- WRITTEN TASK
Carry none of the pictures over; set down the material below exactly.

- COLLECTED DATA
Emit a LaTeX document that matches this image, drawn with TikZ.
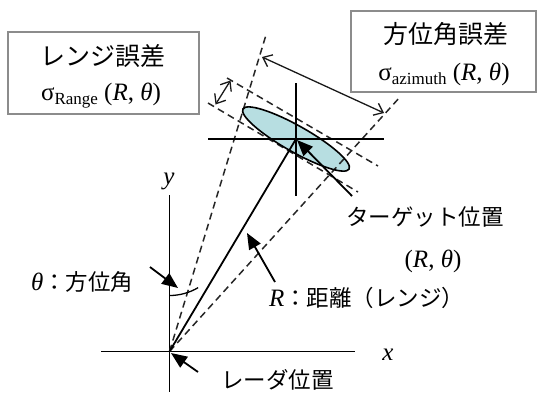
\documentclass[tikz,border=0pt]{standalone}
\usepackage{fontspec}
\setmainfont{Liberation Serif}
\newfontfamily\jp{Noto Sans CJK JP}
\usetikzlibrary{arrows.meta}
\tikzset{
  axis/.style={line width=1.8pt, black},
  dashline/.style={line width=1.5pt, draw=black!85, dash pattern=on 7pt off 4.5pt},
  callout/.style={line width=1.8pt, -{Triangle[length=16pt,width=13pt]}},
  errarrow/.style={line width=1.3pt, draw=black!90, {Straight Barb[length=8pt,width=13pt]}-{Straight Barb[length=8pt,width=13pt]}},
  errbox/.style={draw=black!45, line width=1.5pt, fill=white, inner sep=0pt},
  jtext/.style={font=\jp\fontsize{22.5}{22.5}\selectfont, inner sep=0pt},
  jtitle/.style={font=\jp\fontsize{25}{25}\selectfont, inner sep=0pt},
  ltext/.style={font=\fontsize{25}{25}\selectfont, inner sep=0pt},
}
\newcommand{\sgm}[1]{σ\raisebox{-4pt}{\fontsize{17}{17}\selectfont #1}}
\begin{document}
\begin{tikzpicture}[x=1pt,y=-1pt]
\useasboundingbox (0,0) rectangle (537,392);
% boxes
\node[errbox, minimum width=191pt, minimum height=82pt] (rbox) at (103.5,73) {};
\node[errbox, minimum width=185pt, minimum height=81pt] (abox) at (443.5,51.5) {};
\node[jtitle] (rtitle) at (103,56) {レンジ誤差};
\node[ltext] (rsig) at (101,96) {\sgm{Range} (\textit{R}, \textit{θ})};
\node[jtitle] (atitle) at (446,34) {方位角誤差};
\node[ltext] (asig) at (444,74) {\sgm{azimuth} (\textit{R}, \textit{θ})};
% key points
\coordinate (O) at (169.5,351.5);
\coordinate (T) at (296,139);
% axes
\coordinate (xs) at (101,351.5);
\coordinate (xe) at (355,351.5);
\coordinate (ys) at (169.5,195);
\coordinate (ye) at (169.5,392);
\draw[axis] (xs) -- (xe);
\draw[axis] (ys) -- (ye);
\node[ltext, font=\itshape\fontsize{25}{25}\selectfont] (xl) at (388,355) {x};
\node[ltext, font=\itshape\fontsize{25}{25}\selectfont] (yl) at (169,181) {y};
% ellipse
\fill[fill={rgb,255:red,183;green,222;blue,225}] (T) ellipse[x radius=61pt, y radius=13pt, rotate=-29.5];
% dashed lines
\coordinate (AL) at (266,35);
\coordinate (AR) at (400,97);
\coordinate (RU1) at (227,78);
\coordinate (RU2) at (378,166);
\coordinate (RL1) at (208,103);
\coordinate (RL2) at (358,192);
\draw[dashline] (O) -- (AL);
\draw[dashline] (O) -- (AR);
\draw[dashline] (RU1) -- (RU2);
\draw[dashline] (RL1) -- (RL2);
\draw[line width=1.6pt] (T) ellipse[x radius=61pt, y radius=13pt, rotate=-29.5];
% target cross
\coordinate (tv1) at (296,83);
\coordinate (tv2) at (296,196);
\coordinate (th1) at (208,139);
\coordinate (th2) at (384,139);
\draw[axis] (tv1) -- (tv2);
\draw[axis] (th1) -- (th2);
% radial line
\draw[axis] (O) -- (T);
% angle arc
\draw[line width=1.3pt] (169.5,295.5) arc[start angle=-90, end angle=-59.3, radius=56pt];
% error arrows
\coordinate (ea1) at (262,57);
\coordinate (ea2) at (384,113);
\draw[errarrow] (ea1) -- (ea2);
\coordinate (er1) at (215.5,104.5);
\coordinate (er2) at (230.5,80.5);
\draw[errarrow] (er1) -- (er2);
% callouts
\coordinate (c1s) at (150,267);
\coordinate (c1e) at (178,288);
\draw[callout] (c1s) -- (c1e);
\coordinate (c2s) at (275,282);
\coordinate (c2e) at (247,233);
\draw[callout] (c2s) -- (c2e);
\coordinate (c3s) at (352,196);
\coordinate (c3e) at (297,140);
\draw[callout] (c3s) -- (c3e);
\coordinate (c4s) at (198,372);
\coordinate (c4e) at (171,353);
\draw[callout] (c4s) -- (c4e);
% labels
\node[ltext, anchor=west] (thl) at (31,282) {\textit{θ}\jp\fontsize{22.5}{22.5}\selectfont：方位角};
\node[ltext, anchor=west] (rl) at (269,298) {\textit{R}\jp\fontsize{22.5}{22.5}\selectfont：距離（レンジ）};
\node[jtext, anchor=west] (tl) at (346,217) {ターゲット位置};
\node[ltext] (trt) at (433,261) {(\textit{R}, \textit{θ})};
\node[jtext, anchor=west] (rdl) at (221,380) {レーダ位置};
\end{tikzpicture}
\end{document}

- WRITTEN SOLUTION
Emit a LaTeX document that matches this image, drawn with TikZ.
\documentclass[tikz,border=0pt]{standalone}
\usepackage{fontspec}
\setmainfont{Liberation Serif}
\newfontfamily\jp{Noto Sans CJK JP}
\usetikzlibrary{arrows.meta}
\tikzset{
  axis/.style={line width=1.8pt, black},
  dashline/.style={line width=1.5pt, draw=black!85, dash pattern=on 7pt off 4.5pt},
  callout/.style={line width=1.8pt, -{Triangle[length=16pt,width=13pt]}},
  errarrow/.style={line width=1.3pt, draw=black!90, {Straight Barb[length=8pt,width=13pt]}-{Straight Barb[length=8pt,width=13pt]}},
  errbox/.style={draw=black!45, line width=1.5pt, fill=white, inner sep=0pt},
  jtext/.style={font=\jp\fontsize{22.5}{22.5}\selectfont, inner sep=0pt},
  jtitle/.style={font=\jp\fontsize{25}{25}\selectfont, inner sep=0pt},
  ltext/.style={font=\fontsize{25}{25}\selectfont, inner sep=0pt},
}
\newcommand{\sgm}[1]{σ\raisebox{-4pt}{\fontsize{17}{17}\selectfont #1}}
\begin{document}
\begin{tikzpicture}[x=1pt,y=-1pt]
\useasboundingbox (0,0) rectangle (537,392);
% boxes
\node[errbox, minimum width=191pt, minimum height=82pt] (rbox) at (103.5,73) {};
\node[errbox, minimum width=185pt, minimum height=81pt] (abox) at (443.5,51.5) {};
\node[jtitle] (rtitle) at (103,56) {レンジ誤差};
\node[ltext] (rsig) at (101,96) {\sgm{Range} (\textit{R}, \textit{θ})};
\node[jtitle] (atitle) at (446,34) {方位角誤差};
\node[ltext] (asig) at (444,74) {\sgm{azimuth} (\textit{R}, \textit{θ})};
% key points
\coordinate (O) at (169.5,351.5);
\coordinate (T) at (296,139);
% axes
\coordinate (xs) at (101,351.5);
\coordinate (xe) at (355,351.5);
\coordinate (ys) at (169.5,195);
\coordinate (ye) at (169.5,392);
\draw[axis] (xs) -- (xe);
\draw[axis] (ys) -- (ye);
\node[ltext, font=\itshape\fontsize{25}{25}\selectfont] (xl) at (388,355) {x};
\node[ltext, font=\itshape\fontsize{25}{25}\selectfont] (yl) at (169,181) {y};
% ellipse
\fill[fill={rgb,255:red,183;green,222;blue,225}] (T) ellipse[x radius=61pt, y radius=13pt, rotate=-29.5];
% dashed lines
\coordinate (AL) at (266,35);
\coordinate (AR) at (400,97);
\coordinate (RU1) at (227,78);
\coordinate (RU2) at (378,166);
\coordinate (RL1) at (208,103);
\coordinate (RL2) at (358,192);
\draw[dashline] (O) -- (AL);
\draw[dashline] (O) -- (AR);
\draw[dashline] (RU1) -- (RU2);
\draw[dashline] (RL1) -- (RL2);
\draw[line width=1.6pt] (T) ellipse[x radius=61pt, y radius=13pt, rotate=-29.5];
% target cross
\coordinate (tv1) at (296,83);
\coordinate (tv2) at (296,196);
\coordinate (th1) at (208,139);
\coordinate (th2) at (384,139);
\draw[axis] (tv1) -- (tv2);
\draw[axis] (th1) -- (th2);
% radial line
\draw[axis] (O) -- (T);
% angle arc
\draw[line width=1.3pt] (169.5,295.5) arc[start angle=-90, end angle=-59.3, radius=56pt];
% error arrows
\coordinate (ea1) at (262,57);
\coordinate (ea2) at (384,113);
\draw[errarrow] (ea1) -- (ea2);
\coordinate (er1) at (215.5,104.5);
\coordinate (er2) at (230.5,80.5);
\draw[errarrow] (er1) -- (er2);
% callouts
\coordinate (c1s) at (150,267);
\coordinate (c1e) at (178,288);
\draw[callout] (c1s) -- (c1e);
\coordinate (c2s) at (275,282);
\coordinate (c2e) at (247,233);
\draw[callout] (c2s) -- (c2e);
\coordinate (c3s) at (352,196);
\coordinate (c3e) at (297,140);
\draw[callout] (c3s) -- (c3e);
\coordinate (c4s) at (198,372);
\coordinate (c4e) at (171,353);
\draw[callout] (c4s) -- (c4e);
% labels
\node[ltext, anchor=west] (thl) at (31,282) {\textit{θ}\jp\fontsize{22.5}{22.5}\selectfont：方位角};
\node[ltext, anchor=west] (rl) at (269,298) {\textit{R}\jp\fontsize{22.5}{22.5}\selectfont：距離（レンジ）};
\node[jtext, anchor=west] (tl) at (346,217) {ターゲット位置};
\node[ltext] (trt) at (433,261) {(\textit{R}, \textit{θ})};
\node[jtext, anchor=west] (rdl) at (221,380) {レーダ位置};
\end{tikzpicture}
\end{document}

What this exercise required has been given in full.